Suppose the woman is pregnant after the one-night-stand. Is she a parent? Not at that point. First off, I don’t accept that there is a child at that point. No child means no parent. She does, however, have the chance to become a parent. If she decides (and remember, I’m indulging in a minor fantasy that she actually has a real choice here) to continue the pregnancy, then when she gives birth she will be a mother.
What makes her a mother at the point a child is born? It is not the genetic link. There is no reason why the genetic link would make her a parent when it would not make a man a parent. To say that would indeed be to employ a double standard.

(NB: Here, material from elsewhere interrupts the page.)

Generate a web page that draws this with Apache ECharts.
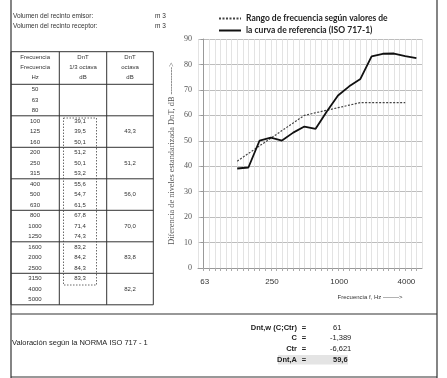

But between the one-night-stand and the time of birth the man and the woman concerned here are in rather different positions. She is pregnant. He is not. And while we might say that he completed the task of fathering the child during that one-night-stand, her task continues, 24/7, for about forty weeks. At the end of which time, having provided the most intimate of care non-stop, I’d call her a parent. (For the moment I can also throw in that in deciding to continue the pregnancy she has demonstrated that she intends to be a parent, giving her an alternative claim. But I don’t really want to rely on that.)
Whatever our commitment to gender equality as a theoretical matter, the physical fact of pregnancy and childbirth remains a uniquely female experience. There can be only so much symmetry between the position of the man and the woman during this critical period. When the child is born, nine months or so after my hypothetical one-night-stand, she is a parent and he is not. It isn’t that I am using a double standard. It is that they have played different roles, roles that in this case are linked to their differing physical capacities.

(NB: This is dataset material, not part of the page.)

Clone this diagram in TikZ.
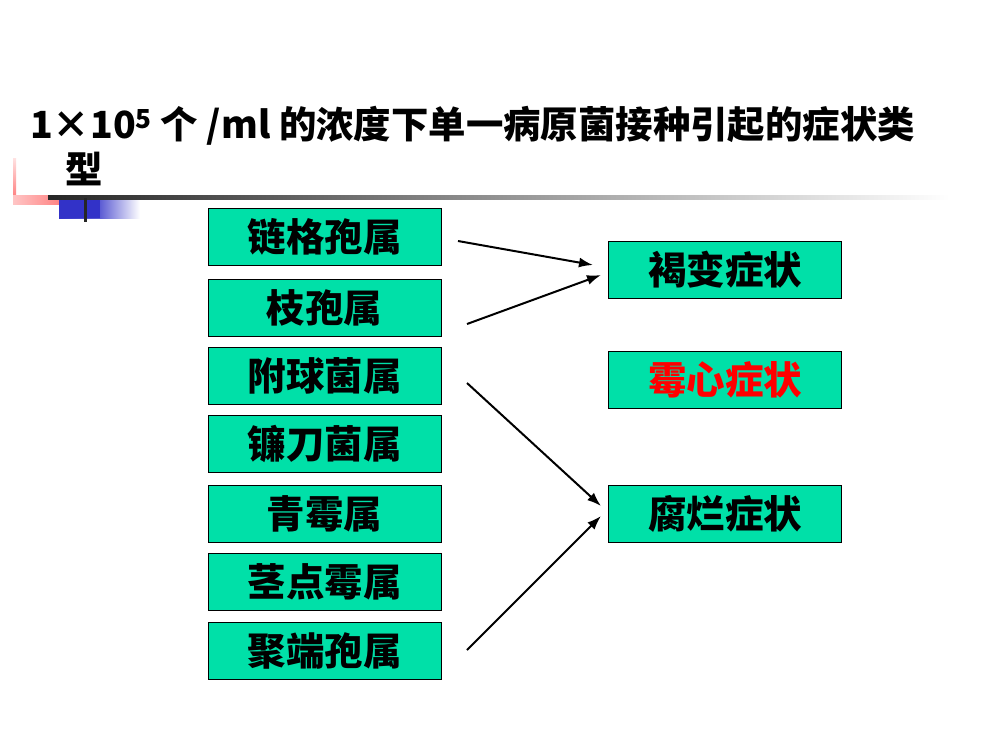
\documentclass[tikz,border=0pt]{standalone}
\usepackage{fontspec}
\setmainfont{Noto Sans CJK SC}
\usepackage{xcolor}
\usepackage{tikz}
\usetikzlibrary{positioning}
\usetikzlibrary{arrows.meta,shapes}
\usetikzlibrary{shadings}
\usetikzlibrary{calc}
\definecolor{boxgreen}{RGB}{0,224,168}
\definecolor{barpink}{RGB}{255,110,110}
\definecolor{barblue}{RGB}{50,50,200}
\tikzstyle{genus}=[rectangle,draw=black,fill=boxgreen,minimum width=233pt,minimum height=57pt,inner sep=0pt,font=\fontsize{38.5}{40}\selectfont\bfseries]
\tikzstyle{symptom}=[genus]
\tikzstyle{edge} = [draw,line width=2pt,-{Latex[length=14pt,width=10pt]}]
\tikzset{ttl/.style={anchor=base west,inner sep=0pt,font=\fontsize{37.4}{40}\selectfont\bfseries}}

\begin{document}
\begin{tikzpicture}[x=1pt,y=-1pt]

  \useasboundingbox (0,0) rectangle (1000,750);

%title
  \node[ttl] (title1) at (30,138) {1×10\textsuperscript{5} 个 /ml 的浓度下单一病原菌接种引起的症状类};
  \node[ttl] (title2) at (65,183) {型};

%bar
  \shade[top color=barpink!20, bottom color=barpink] (13,158) rectangle (16,204);
  \shade[left color=barpink!40, right color=barpink] (13,195) rectangle (75,204);
  \shade[left color=barblue, right color=white, middle color=barblue!80] (59,198) rectangle (140,218);
  \fill[barblue] (59,198) rectangle (100,218);
  \shade[left color=black!85, right color=white] (48,195) rectangle (950,199);
  \fill[black!85] (84,198) rectangle (87,222);

%genera
  \foreach \y/\name/\label in {236.5/g1/链格孢属, 307.5/g2/枝孢属, 375.5/g3/附球菌属, 443.5/g4/镰刀菌属, 513.5/g5/青霉属, 581.5/g6/茎点霉属, 650.5/g7/聚端孢属}
          \node[genus] (\name) at (324.5,\y) {\label};

%symptoms
  \foreach \y/\name/\label/\col in {269.5/s1/褐变症状/black, 379.5/s2/霉心症状/red, 513.5/s3/腐烂症状/black}
          \node[symptom,text=\col] (\name) at (725,\y) {\label};

  \foreach \name/\x/\y in {a1/458/241, b1/593/265, a2/467/324, b2/601/275, a3/467/383, b3/601/506, a7/467/650, b7/601/516}
          \coordinate (\name) at (\x,\y);

  \foreach \source/ \dest in {a1/b1, a2/b2, a3/b3, a7/b7}
         \path[edge] (\source) -- (\dest);

\end{tikzpicture}
\end{document}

-Julie Shapiro (cross posted to Related Topics)
It seems to me that you’re saying the involuntary physical nurturing that a women’s body provides to a fetus is, by itself, sufficient to make her a mother of the subsequent infant. I think you’re missing something. The role that a mother’s body plays for a developing fetus is, I think, no different than the role played by someone whose body is inhabited by a tapeworm, or a kidney stone. I think you need to incorporate the alternative claim of the mother’s active choice to provide care for the fetus.

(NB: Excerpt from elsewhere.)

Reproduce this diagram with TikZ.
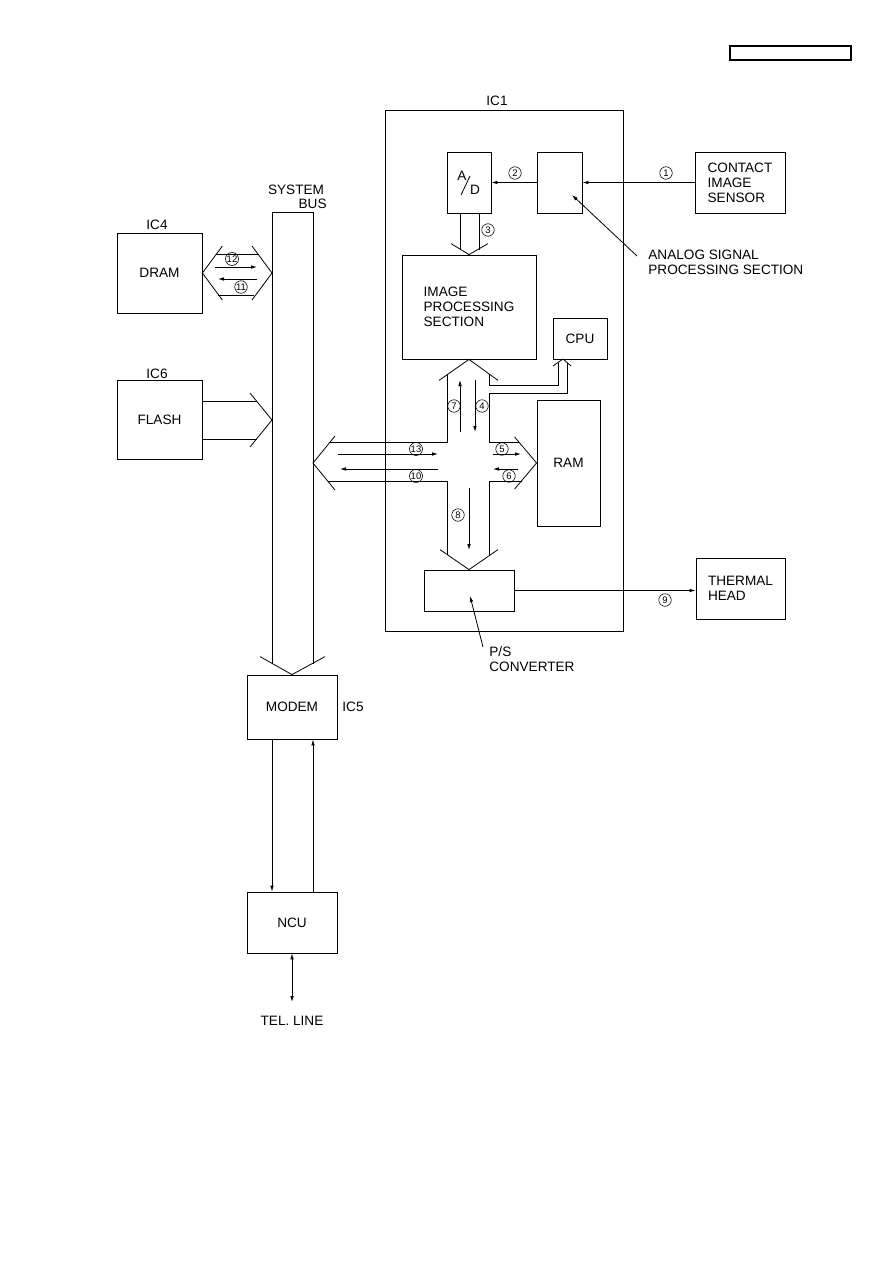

Imagine a hypothetical in which a woman is kidnapped, impregnated, and then strapped down on a gurney for the gestational period of the fetus, are you really prepared to call that woman a mother at the moment of birth? The mere physical role of incubator is certainly not necessary to establish that a person is a parent at the moment of birth, and I am not convinced that, by itself, it is sufficient.
I think you propose a useful thought experiment. To me, the woman in the second paragraph (who is involuntarily carrying through with the pregnancy) is indeed a mother at the moment of birth. Which clarifies my thoughts–it isn’t about intent (except to the extent that intending not to be a mother leads a woman to have an abortion in which case there will never be a birth). It’s about function. And though I’ve never been pregnant myself, I think it’s a bit more then “a mere physical role as an incubator.”
You compare men in a one night stand to sperm donors. Try comparing the same for women:
A woman gestated a fetus produced from another woman’s ovum. Is a surrogate mother who agreed to carry the pregnancy for another woman/person/couple a mother in an equivalent way as a woman who underwent IVF with a donated egg with the purpose of raising the resulting child? Perhaps you consider that they are, at least at the moment of birth. If not, you have to acknowledge the role of intent.
To IS:
I’m not happy about the term “surrogate mother.” I’d prefer mother, flat out and unmodified. And, as I think I’ve said somewhere else, the egg donor is in the same position as the sperm donor. So the child born of the donated egg has one parent at birth–the woman who gives birth.
I do realize this negates the possibility of enforceable surrogacy contracts. I promise to talk about that more soon.